By Tihut Tamrat, Contributing Writer 

On Tuesday, May 9th, The San Diego Promise Zone partnered with the 2024 California Cooperative Conference, hosted by Café X, to connect with community partners from local working groups for a 2-hour session on worker and housing cooperatives, community land trusts, and cooperative conversions! The event enlightened and equipped working groups with the knowledge to continue the work of community empowerment in the Promise Zone, a federally designated area in San Diego that is historically burdened by the City’s highest concentrated poverty and unemployment rates. 

To begin, Grant Ruroede, Urban Planner for the City of San Diego’s Planning Department, gave a compelling run down of cooperative ownership models for housing and businesses, as well as local food systems, to highlight the importance of community development and resource access for marginalized groups.

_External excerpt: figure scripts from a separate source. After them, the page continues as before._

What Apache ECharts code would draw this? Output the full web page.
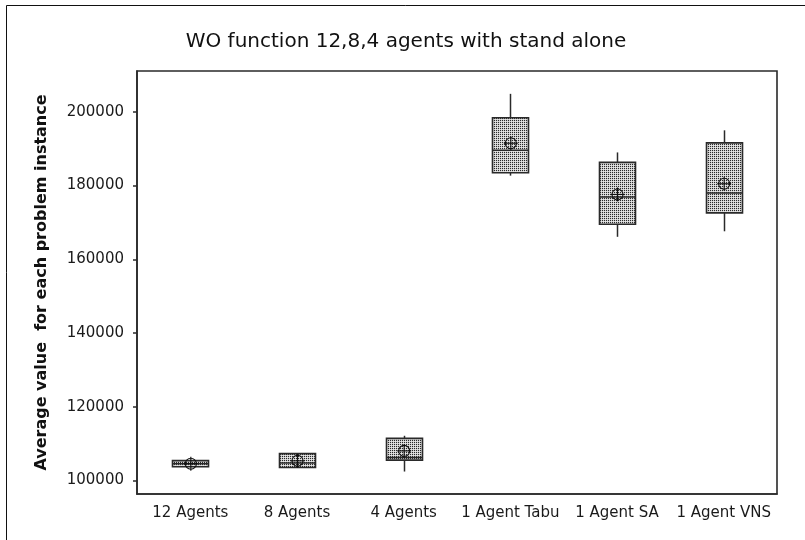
<!DOCTYPE html>
<html><head><meta charset="utf-8">
<script src="https://cdn.jsdelivr.net/npm/echarts@6/dist/echarts.min.js"></script>
<style>html,body{margin:0;padding:0;background:#fff}#c{width:805px;height:540px}</style>
</head><body><div id="c"></div>
<script>
const categories = ['12 Agents','8 Agents','4 Agents','1 Agent Tabu','1 Agent SA','1 Agent VNS'];
const whiskerLow  = [103700, 103500, 102400, 182700, 166100, 167600];
const q1          = [103700, 103500, 105500, 183500, 169500, 172600];
const medians     = [104500, 104700, 106200, 189600, 176900, 178000];
const q3          = [105350, 107250, 111400, 198400, 186300, 191600];
const whiskerHigh = [105350, 107250, 112100, 204900, 189000, 195000];
const means       = [104500, 105300, 108000, 191500, 177600, 180500];
const yTicks = [100000, 120000, 140000, 160000, 180000, 200000];

const pc = document.createElement('canvas'); pc.width = 2; pc.height = 2;
const g = pc.getContext('2d');
g.fillStyle = '#cdcdcd'; g.fillRect(0, 0, 2, 2);
g.fillStyle = '#2a2a2a'; g.fillRect(0, 0, 1, 1);
g.fillStyle = '#e6e6e6'; g.fillRect(1, 1, 1, 1);
const pattern = {type: 'pattern', image: pc, repeat: 'repeat'};

const data = categories.map((c, i) => [i, whiskerLow[i], q1[i], medians[i], q3[i], whiskerHigh[i], means[i]]);
const STROKE = '#2a2a2a';

function renderItem(params, api) {
  const i = api.value(0);
  const pLow = api.coord([i, api.value(1)]);
  const pQ1 = api.coord([i, api.value(2)]);
  const pMed = api.coord([i, api.value(3)]);
  const pQ3 = api.coord([i, api.value(4)]);
  const pHigh = api.coord([i, api.value(5)]);
  const pMean = api.coord([i, api.value(6)]);
  const x = Math.round(pQ1[0]) + 0.5;
  const w = 36;
  const ls = {stroke: STROKE, lineWidth: 1.5, fill: null};
  const children = [];
  if (pHigh[1] < pQ3[1]) children.push({type: 'line', shape: {x1: x, y1: pQ3[1], x2: x, y2: pHigh[1]}, style: ls});
  if (pLow[1] > pQ1[1]) children.push({type: 'line', shape: {x1: x, y1: pQ1[1], x2: x, y2: pLow[1]}, style: ls});
  children.push({type: 'rect', shape: {x: x - w / 2, y: pQ3[1], width: w, height: pQ1[1] - pQ3[1]},
    style: {fill: pattern, stroke: STROKE, lineWidth: 1.6}});
  children.push({type: 'line', shape: {x1: x - w / 2, y1: pMed[1], x2: x + w / 2, y2: pMed[1]}, style: ls});
  const mx = pMean[0] + 0.5, my = pMean[1];
  children.push({type: 'circle', shape: {cx: mx, cy: my, r: 5.5}, style: {fill: null, stroke: '#111', lineWidth: 1.1}});
  children.push({type: 'line', shape: {x1: mx - 7, y1: my, x2: mx + 7, y2: my}, style: {stroke: '#111', lineWidth: 1.1}});
  children.push({type: 'line', shape: {x1: mx, y1: my - 7, x2: mx, y2: my + 7}, style: {stroke: '#111', lineWidth: 1.1}});
  return {type: 'group', children};
}

const chart = echarts.init(document.getElementById('c'), null, {renderer: 'canvas'});
chart.setOption({
  animation: false,
  backgroundColor: '#fff',
  grid: {left: 137, right: 28, top: 71, bottom: 46, show: true, borderColor: '#2a2a2a', borderWidth: 1.6, backgroundColor: 'transparent'},
  graphic: [
    {type: 'text', x: 406, y: 42, style: {text: 'WO function 12,8,4 agents with stand alone', fontFamily: 'DejaVu Sans', fontSize: 20, fill: '#111', align: 'center', verticalAlign: 'middle'}},
    {type: 'line', shape: {x1: 6.5, y1: 5.5, x2: 805, y2: 5.5}, style: {stroke: '#111', lineWidth: 1}},
    {type: 'line', shape: {x1: 6.5, y1: 5.5, x2: 6.5, y2: 540}, style: {stroke: '#111', lineWidth: 1}}
  ],
  xAxis: {
    type: 'category', data: categories, boundaryGap: true,
    axisLine: {lineStyle: {color: '#2a2a2a', width: 1.6}},
    axisTick: {alignWithLabel: true, length: 4, inside: false, lineStyle: {color: '#2a2a2a', width: 1.5}},
    axisLabel: {fontFamily: 'DejaVu Sans', fontSize: 15, color: '#1a1a1a', margin: 12, interval: 0},
    splitLine: {show: false}
  },
  yAxis: {
    type: 'value', min: 96300, max: 211100,
    name: 'Average value  for each problem instance', nameLocation: 'middle', nameGap: 87,
    nameTextStyle: {fontFamily: 'DejaVu Sans', fontWeight: 'bold', fontSize: 16, color: '#111'},
    axisLine: {show: true, lineStyle: {color: '#2a2a2a', width: 1.6}},
    axisTick: {show: true, length: 4, inside: false, customValues: yTicks, lineStyle: {color: '#2a2a2a', width: 1.5}},
    axisLabel: {fontFamily: 'DejaVu Sans', fontSize: 15, color: '#1a1a1a', margin: 13, customValues: yTicks, formatter: v => String(v)},
    splitLine: {show: false}
  },
  series: [{
    type: 'custom', renderItem: renderItem, data: data,
    encode: {x: 0, y: [1, 2, 3, 4, 5, 6]}
  }]
});
</script>
</body></html>
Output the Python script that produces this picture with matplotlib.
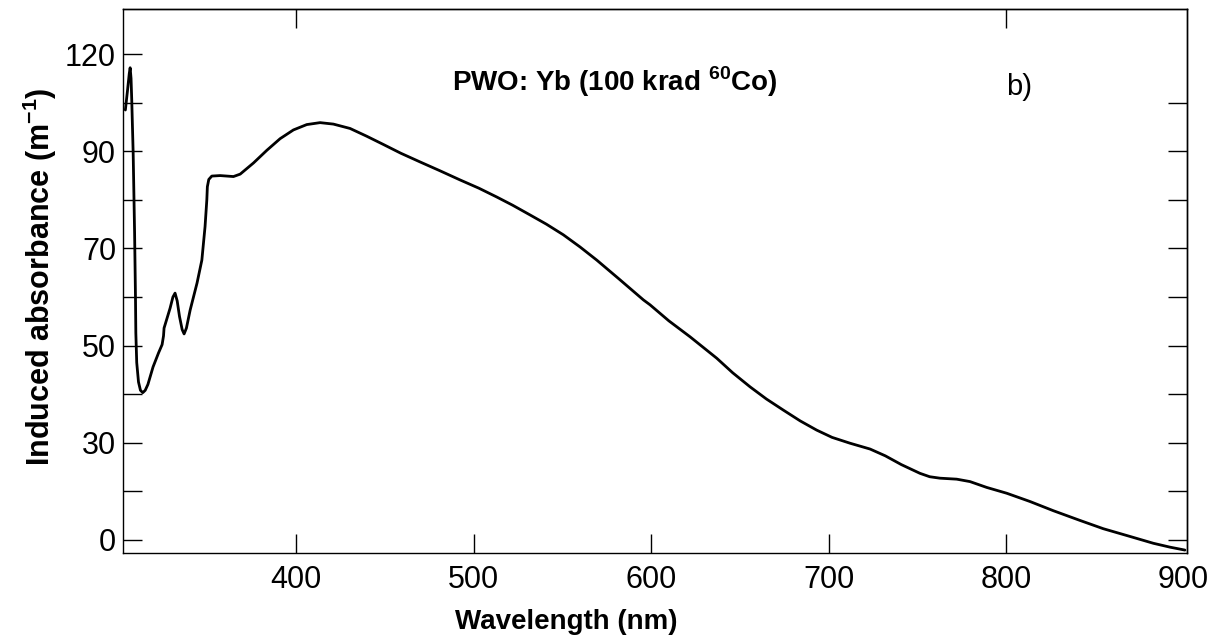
import numpy as np
import matplotlib
matplotlib.use('Agg')
import matplotlib.pyplot as plt

plt.rcParams['font.family'] = ['Liberation Sans', 'DejaVu Sans']
plt.rcParams['mathtext.fontset'] = 'custom'
plt.rcParams['mathtext.rm'] = 'Liberation Sans'
plt.rcParams['mathtext.bf'] = 'Liberation Sans:bold'

# wavelength (nm) and induced absorbance
# (absorbance is in tick-position units: one tick = 10, labelled unevenly)
wavelength = [303.8, 305.0, 306.0, 306.5, 307.0, 307.4, 308.2, 309.0, 309.5, 309.7,
              310.2, 311.2, 312.3, 313.6, 315.0, 316.5, 319.4, 322.5, 324.5, 325.3,
              325.6, 329.0, 330.6, 331.8, 333.0, 334.3, 335.8, 336.9, 338.2, 340.3,
              344.2, 346.9, 348.7, 349.7, 350.0, 350.8, 352.5, 357.2, 364.7, 368.5,
              376.0, 383.5, 391.0, 398.5, 406.0, 413.5, 421.0, 430.4, 439.8, 449.2,
              459.0, 469.9, 481.0, 492.4, 503.0, 513.0, 522.0, 531.8, 541.0, 550.6,
              560.0, 569.4, 582.0, 595.7, 599.4, 610.0, 622.0, 637.0, 646.0, 655.8,
              665.0, 674.6, 684.0, 693.3, 702.0, 712.1, 723.4, 732.0, 741.0, 751.5,
              757.0, 762.8, 772.2, 779.7, 789.1, 800.4, 813.5, 826.7, 841.7, 854.8,
              869.9, 883.0, 892.4, 900.8]
absorbance = [88.5, 92.5, 96.0, 97.2, 95.0, 90.5, 79.6, 63.2, 50.0, 42.6,
              36.5, 32.5, 30.8, 30.3, 30.8, 32.0, 35.6, 38.5, 40.2, 42.0,
              43.6, 47.7, 50.0, 50.8, 49.2, 46.0, 43.3, 42.4, 43.6, 47.3,
              52.9, 57.6, 64.5, 70.0, 72.7, 74.2, 74.9, 75.0, 74.8, 75.3,
              77.6, 80.2, 82.6, 84.4, 85.5, 85.9, 85.6, 84.7, 83.1, 81.4,
              79.6, 77.8, 76.0, 74.1, 72.4, 70.6, 68.9, 66.9, 65.0, 62.8,
              60.3, 57.6, 53.7, 49.4, 48.4, 45.1, 41.8, 37.4, 34.4, 31.5,
              29.0, 26.7, 24.5, 22.6, 21.1, 19.9, 18.7, 17.3, 15.5, 13.7,
              13.0, 12.7, 12.5, 12.0, 10.8, 9.6, 7.9, 6.0, 4.0, 2.3,
              0.7, -0.7, -1.5, -2.1]

xticks = [400, 500, 600, 700, 800, 900]
yticks = [0, 10, 20, 30, 40, 50, 60, 70, 80, 90, 100]
ylabels = ['0', '', '30', '', '50', '', '70', '', '90', '', '120']
top_ticks = [400, 800]
right_ticks = [0, 10, 20, 30, 40, 50, 60, 70, 80, 90]

fig = plt.figure(figsize=(12.22, 6.41), dpi=100)
ax = fig.add_axes([0.1007, 0.1373, 0.8707, 0.8487])

ax.plot(wavelength, absorbance, color='black', lw=2.0,
        solid_joinstyle='round', solid_capstyle='round')

ax.set_xlim(302.5, 902)
ax.set_ylim(-2.7, 109.3)

ax.set_xticks(xticks)
ax.set_xticklabels([str(t) for t in xticks])
ax.set_yticks(yticks)
ax.set_yticklabels(ylabels)
ax.tick_params(direction='in', length=13.5, width=1.0, labelsize=22, color='black')
ax.tick_params(axis='x', pad=9)
ax.tick_params(axis='y', pad=5)
# no tick mark drawn at 900 on the bottom axis
ax.xaxis.get_major_ticks()[-1].tick1line.set_visible(False)

top = ax.secondary_xaxis('top')
top.set_xticks(top_ticks)
top.tick_params(direction='in', length=13.5, width=1.0, labeltop=False)
right = ax.secondary_yaxis('right')
right.set_yticks(right_ticks)
right.tick_params(direction='in', length=13.5, width=1.0, labelright=False)

for sp in list(ax.spines.values()) + [top.spines['top'], right.spines['right']]:
    sp.set_linewidth(1.0)

ax.set_xlabel('Wavelength (nm)', fontsize=20, fontweight='bold')
ax.xaxis.set_label_coords(0.417, -0.127)
ax.xaxis.label.set_va('center')
ax.set_ylabel(r'Induced absorbance (m$^{\mathbf{-1}}$)', fontsize=22, fontweight='bold')
ax.yaxis.set_label_coords(-0.078, 0.507)
ax.yaxis.label.set_va('center')

ax.text(0.462, 0.866, r'PWO: Yb (100 krad $^{\mathbf{60}}$Co)', transform=ax.transAxes,
        ha='center', va='center', fontsize=20, fontweight='bold')
ax.text(0.842, 0.857, 'b)', transform=ax.transAxes, ha='center', va='center', fontsize=21)

fig.savefig('out.png', dpi=100)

“Cooperatives tend to be much more economically equitable than traditional businesses, and they also have higher survival rates,” said Ruroede.  

Ruroede defines these cooperatives into four easy-to-follow sections: worker cooperative, housing cooperative, food cooperative, and community land trusts, offering a new perspective of a collaborative economy that will work for San Diego Promise Zone residents. 

To further explain the vision of a worker cooperative, Khea Pollard, Café X owner, shared with the audience the beginnings of Café X, future plans, and its role in the community. 

“This particular cooperative is considered a worker-owned cooperative and has been in ideation and actualization since 2015, we formally established in 2018 and we have survived a lot. I just started to notice not only the lack of access for our communities, but also the missing tax base from our communities,” said Pollard. 

“We need systems that feed back into our communities rather than extract. It’s about sustainability and ownership of our time and our talents. The cooperative is not meant to be built alone. It’s a family, it’s a real marriage of people, of ideas, of concepts. It started with coffee but this is growth. That’s why Café X is here,” Pollard continued. 

Further along in the agenda, William Burties, Economic Development Director for the Logan Heights Community Development Corporation, moderated a food cooperatives panel in which Kim Rivero Frink from the SunCoast Market Co-op, a food co-op designed to create a more equitable food system, and Pollard, imparted what they have learned from starting their own cooperatives, showing that if you put your mind to it, you can do it!

Other working groups and cooperatives in attendance were: Communities for Global Sustainability (C4GS), Environmental Health Coalition (EHC), Casa Familiar, Environmental Health Coalition, and Local Enterprise Assistance Fund (LEAF). 

This was an inspiring event that brought attention to all the good work these groups are doing, as well as motivating current residents to start their own cooperatives to keep the circulation of money within the Promise Zone for future generations to come.